LLNL / UnifyFS

UnifyFS: A file system for burst buffers
Other
99 stars 31 forks source link

Potential client crash at MPI_Finalize() time #777

Closed wangvsa closed 1 year ago

wangvsa commented 1 year ago

When MPI attributes were created with MPI_Comm_delete_attr_function* call backs, the MPI_Finalize() call will invoke the call back for the user to clean up resources. HDF5 uses the call back to write cached data to the file at MPI_Finalize() time.

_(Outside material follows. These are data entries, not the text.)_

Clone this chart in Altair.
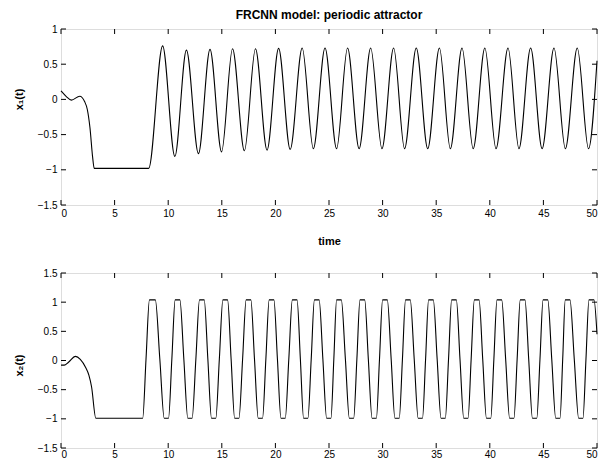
import altair as alt
import pandas as pd

TITLE = "FRCNN model: periodic attractor"
X_LABEL = "time"
Y1_LABEL = "x\u2081(t)"
Y2_LABEL = "x\u2082(t)"

x_ticks = [0, 5, 10, 15, 20, 25, 30, 35, 40, 45, 50]
y1_ticks = [-1.5, -1, -0.5, 0, 0.5, 1]
y2_ticks = [-1.5, -1, -0.5, 0, 0.5, 1, 1.5]

# x1(t): initial transient, flat saturation, then peaks / troughs
t1 = [0, 0.5, 0.97, 1.75, 2.2, 2.45, 2.7, 2.95, 3.1, 8.18,
      9.48, 10.62, 11.70, 12.82, 13.90, 14.98, 16.00, 17.11, 18.14, 19.22,
      20.30, 21.38, 22.50, 23.54, 24.63, 25.71, 26.73, 27.81, 28.89, 29.94,
      31.03, 32.05, 33.14, 34.21, 35.30, 36.32, 37.41, 38.45, 39.54, 40.58,
      41.70, 42.72, 43.81, 44.88, 45.99, 47.05, 48.16, 49.21, 50.0]
x1 = [0.12, 0.04, -0.01, 0.045, -0.03, -0.14, -0.40, -0.82, -0.98, -0.98,
      0.76, -0.81, 0.70, -0.77, 0.71, -0.745, 0.72, -0.73, 0.72, -0.72,
      0.725, -0.71, 0.73, -0.70, 0.73, -0.70, 0.73, -0.70, 0.73, -0.70,
      0.73, -0.70, 0.73, -0.70, 0.73, -0.70, 0.73, -0.70, 0.73, -0.70,
      0.73, -0.70, 0.73, -0.70, 0.73, -0.70, 0.73, -0.70, 0.55]

# x2(t): initial transient and flat saturation
t2_init = [0, 0.3, 0.7, 1.35, 1.8, 2.3, 2.6, 2.85, 3.25, 7.62]
x2_init = [-0.08, -0.08, -0.03, 0.07, 0.02, -0.12, -0.25, -0.45, -0.99, -0.99]
# x2(t): oscillation read as plateau edges and mid crossings
x2_high = 1.04
x2_low = -0.99
x2_mid = 0.02
x2_top_edges = [8.25, 8.80, 10.65, 11.09, 12.92, 13.36, 15.10, 15.54,
                17.27, 17.71, 19.42, 19.86, 21.58, 22.02, 23.64, 24.08,
                25.71, 26.15, 27.89, 28.33, 30.00, 30.44, 32.14, 32.58,
                34.29, 34.73, 36.44, 36.88, 38.56, 39.00, 40.67, 41.11,
                42.84, 43.28, 44.97, 45.41, 47.04, 47.48, 49.25, 49.72]
x2_bottom_edges = [9.63, 10.03, 11.83, 12.23, 14.04, 14.44, 16.20, 16.60,
                   18.40, 18.80, 20.52, 20.92, 22.63, 23.03, 24.78, 25.18,
                   26.90, 27.30, 29.02, 29.42, 31.15, 31.55, 33.32, 33.72,
                   35.45, 35.85, 37.57, 37.97, 39.69, 40.09, 41.85, 42.25,
                   43.98, 44.38, 46.15, 46.55, 48.29, 48.69]
x2_crossings = [7.93, 9.22, 10.34, 11.46, 12.58, 13.70, 14.77, 15.87,
                16.94, 18.05, 19.11, 20.19, 21.25, 22.33, 23.34, 24.43,
                25.45, 26.53, 27.60, 28.67, 29.71, 30.80, 31.85, 32.95,
                34.01, 35.09, 36.15, 37.22, 38.26, 39.34, 40.38, 41.48,
                42.55, 43.63, 44.68, 45.78, 46.80, 47.88, 48.97]
t2_end = [50.0]
x2_end = [0.45]

W = 536
H1 = 176
H2 = 175
TICK = 5
FONT = "Liberation Sans"

df1 = pd.DataFrame({"t": t1, "x": x1})
df2 = pd.concat([
    pd.DataFrame({"t": t2_init, "x": x2_init}),
    pd.DataFrame({"t": x2_top_edges, "x": [x2_high] * len(x2_top_edges)}),
    pd.DataFrame({"t": x2_bottom_edges, "x": [x2_low] * len(x2_bottom_edges)}),
    pd.DataFrame({"t": x2_crossings, "x": [x2_mid] * len(x2_crossings)}),
    pd.DataFrame({"t": t2_end, "x": x2_end}),
]).sort_values("t").reset_index(drop=True)


def panel(df, yticks, ytitle, height, title_y, label_pad, xtitle=None, title=None):
    xs = alt.Scale(domain=[0, 50], nice=False, zero=False)
    ys = alt.Scale(domain=[yticks[0], yticks[-1]], nice=False, zero=False)
    xaxis = alt.Axis(values=x_ticks, format="d", labelPadding=label_pad,
                     titlePadding=17, title=xtitle,
                     grid=False, ticks=False, domain=False)
    yaxis = alt.Axis(values=yticks, format=".1~f", title=ytitle, labelPadding=4,
                     titleAngle=270, titleX=-37, titleY=title_y,
                     titleBaseline="bottom", titleAlign="center",
                     grid=False, ticks=False, domain=False)
    line = alt.Chart(df).mark_line(color="black", strokeWidth=1.1,
                                   interpolate="monotone").encode(
        x=alt.X("t:Q", scale=xs, axis=xaxis),
        y=alt.Y("x:Q", scale=ys, axis=yaxis),
    )
    xt = pd.DataFrame({"v": x_ticks})
    yt = pd.DataFrame({"v": yticks})
    xb = alt.Chart(xt).mark_rule(color="black", strokeWidth=1).encode(
        x=alt.X("v:Q", scale=xs, axis=xaxis),
        y=alt.value(height), y2=alt.value(height - TICK))
    xtp = alt.Chart(xt).mark_rule(color="black", strokeWidth=1).encode(
        x=alt.X("v:Q", scale=xs, axis=xaxis),
        y=alt.value(0), y2=alt.value(TICK))
    yl = alt.Chart(yt).mark_rule(color="black", strokeWidth=1).encode(
        y=alt.Y("v:Q", scale=ys, axis=yaxis),
        x=alt.value(0), x2=alt.value(TICK))
    yr = alt.Chart(yt).mark_rule(color="black", strokeWidth=1).encode(
        y=alt.Y("v:Q", scale=ys, axis=yaxis),
        x=alt.value(W - TICK), x2=alt.value(W))
    ch = alt.layer(line, xb, xtp, yl, yr).properties(width=W, height=height)
    if title is not None:
        ch = ch.properties(title=alt.TitleParams(
            title, fontSize=12, fontWeight="bold", font=FONT,
            anchor="middle", offset=2, color="black"))
    return ch


top = panel(df1, y1_ticks, Y1_LABEL, H1, 70, 3, xtitle=X_LABEL, title=TITLE)
bottom = panel(df2, y2_ticks, Y2_LABEL, H2, 92, 1)

chart = alt.vconcat(top, bottom, spacing=68, bounds="flush").properties(
    padding={"left": 4, "top": 0, "right": 0, "bottom": 0}
).configure_view(
    stroke="black", strokeWidth=1
).configure_axis(
    labelFont=FONT, labelFontSize=12, labelColor="black",
    titleFont=FONT, titleFontSize=11, titleFontWeight="bold", titleColor="black"
).configure(font=FONT)

chart.save("out.html", embed_options={"renderer": "svg", "actions": False})
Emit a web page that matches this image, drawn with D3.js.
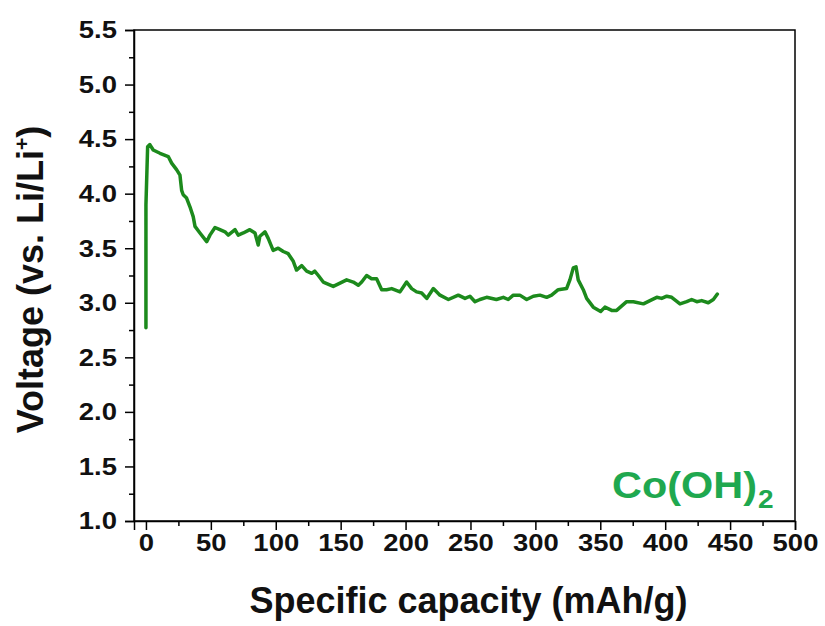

Example found from HDF5 source code:

MPI_Comm_create_keyval(MPI_NULL_COPY_FN, (MPI_Comm_delete_attr_function *)H5_mpi_delete_cb,  &key_val, NULL)
MPI_Comm_set_attr(MPI_COMM_SELF, key_val, NULL)
MPI_Comm_free_keyval(&key_val)

However, when we intercepted the MPI_Finalize() call, we unmount the client before calling PMPI_Finalize(), which causes HDF5 to write to non-existing files that may crash the client. I noticed this issue when running qmcpack (it uses HDF5).

Fix: call PMPI_Finalize() before we unmount the client, if unifyfs_unmount() does not use MPI.

adammoody commented 1 year ago

Great debugging, @wangvsa ! Your proposed fix also sounds good to me.